Well, there will be people who disagree with me on this one, but I'm just going to say what I think regardless. Babies who discover their thumb turn into very good sleepers, because they have the ability to self sooth and it's attached to them. It's not lost in the crib. It's not reliant on mother nursing or bottles in the mouth or anything else. It's independent in the sense that it belongs to them, they know how to use it, and they use it well.
The truth of the matter is that most children who develop a self soothing strategy that involves a finger or a thumb only use it in those few minutes it takes to get from one stage into the next. You're awake, you're getting sleepy, you're ready for sleep to come, the thumb goes in, minute or two later, they're fast asleep, thumb comes out.
You cannot keep your thumb in through all your sleep cycles. It's absolutely impossible.
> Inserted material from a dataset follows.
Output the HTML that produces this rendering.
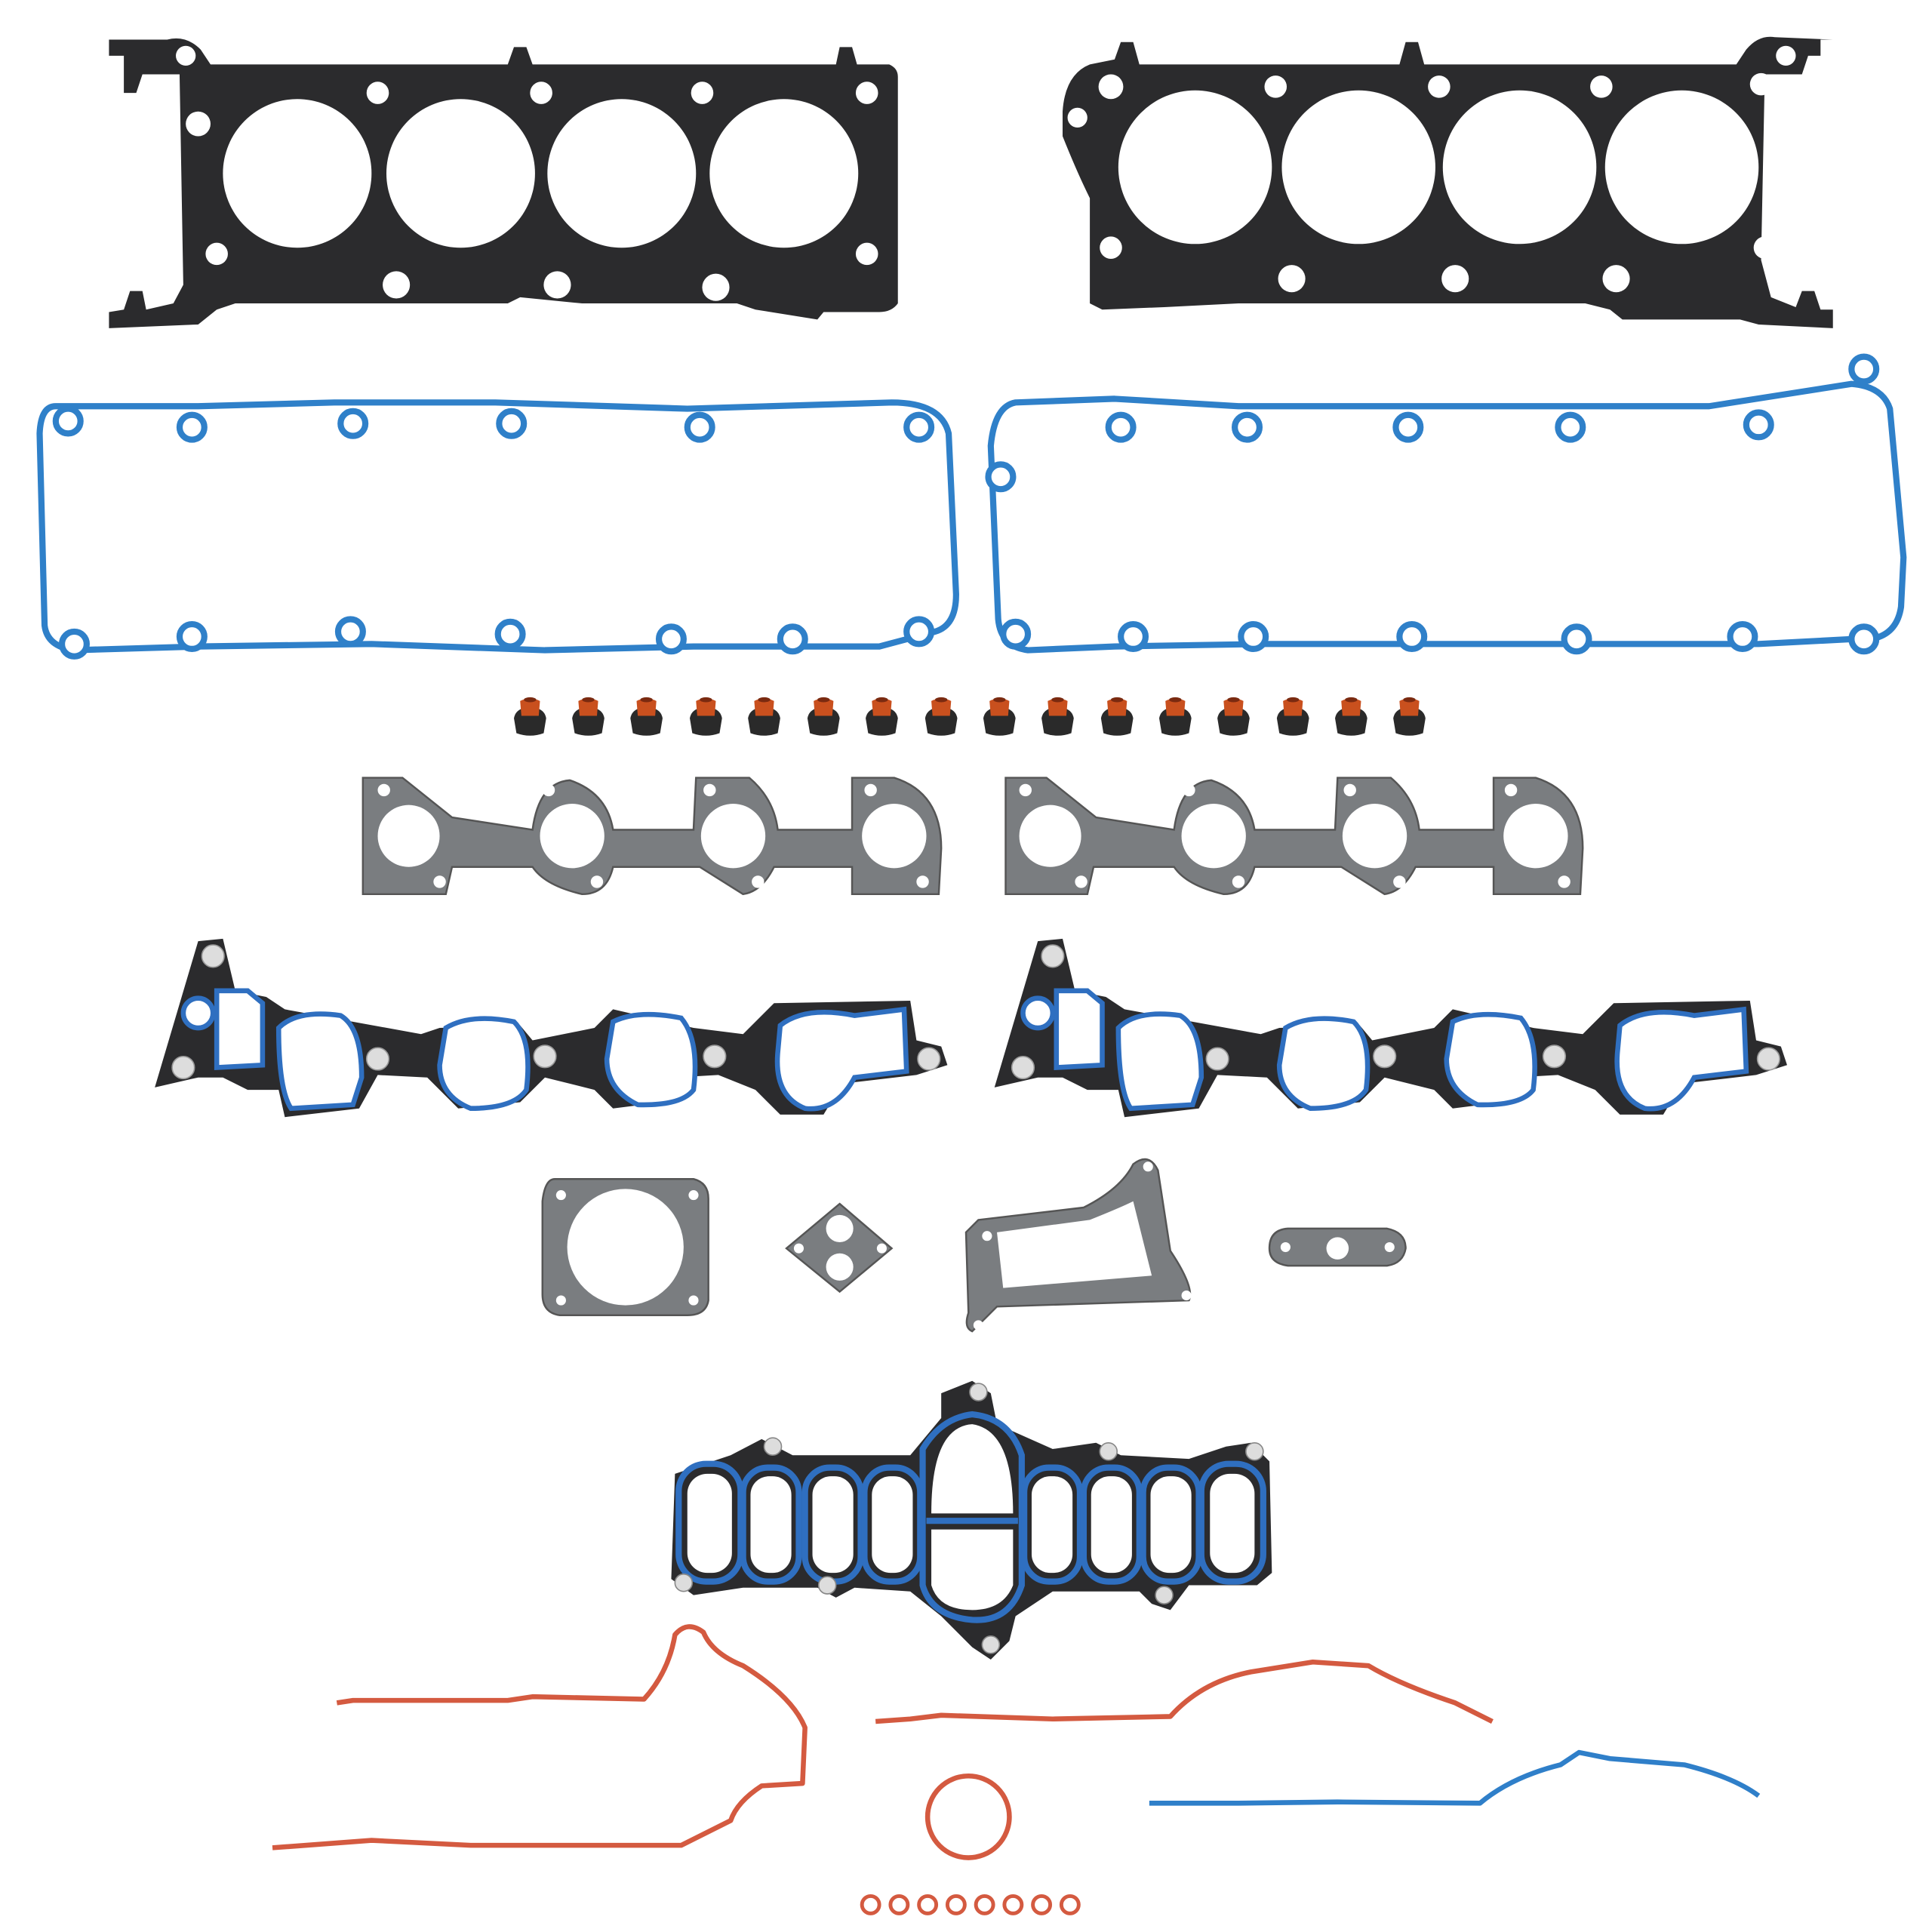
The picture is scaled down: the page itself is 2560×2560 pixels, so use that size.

It's not like they're in there with their thumb in their mouth all night long. When they have a little brief wake in the night, they might use it again for that minute or two it takes to get back in, and that's it.
Occasionally, it becomes a long lingering problem. Everybody knows a 12 year old who still sucks their thumb [laughs] or some horror story like that about thumb sucking. The truth is there are definitely strategies. If you notice your child's lingering a little too long with it, we can curb it with behavior management.
Come to me, I have an article for you, I will give it to you, on how to break the habit of thumb sucking.
You can even do it subtlety. If you notice your toddler sticking it in there when she is watching TV or in the car, you can just gently remove it away and maybe replace it with something else to be coupled, water or a little bit of a snack. You can ease out of it just with a little bit of redirecting. I don't want you to worry too much about it.
The other thing people always say is, "Well, if I give them a pacifier instead, then I can take the pacifier away. I have the power over that." Do you want to know a little secret that lots of parents don't tell you? Even though they tell themselves they're going to take it away, they don't. They don't. [laughs]
I cannot tell you how many people have confessed to me that their five year old still sleeps with the soother, because it's your child's sleep strategy. It's like if you sleep with a pillow every night, are you, all of a sudden, going to decide, or somebody else is going to decide, that I'm taking it away from you tonight?
It's emotional. It causes the child emotional distress. It causes the parent emotional distress, so they don't do it. They just dance around it and say, "Oh well, it's OK, it's OK, it's OK," and they don't do it. That is a problem as well, using a pacifier to sleep. It's not an appropriate way to sleep through the night. It gets lost, they've got to find it. They put 20 in the crib, or in the bed with them to hope that they find one in the middle of the night. That's not a good strategy for becoming an excellent sleeper.
Keep that in mind. Don't panic. Don't let your mother in law tell you, you should put mitts on her, or try to discourage it. Again, like I said, most babies don't use it long term, nor do they all day long have a thumb stuck in their mouth. Just chill about it and let it happen. Again, like I said, if it does become a long, lingering habit, I'll help you get rid of it.
OK? All right, I hope that put your mind at ease a little bit. Like always, sleep well.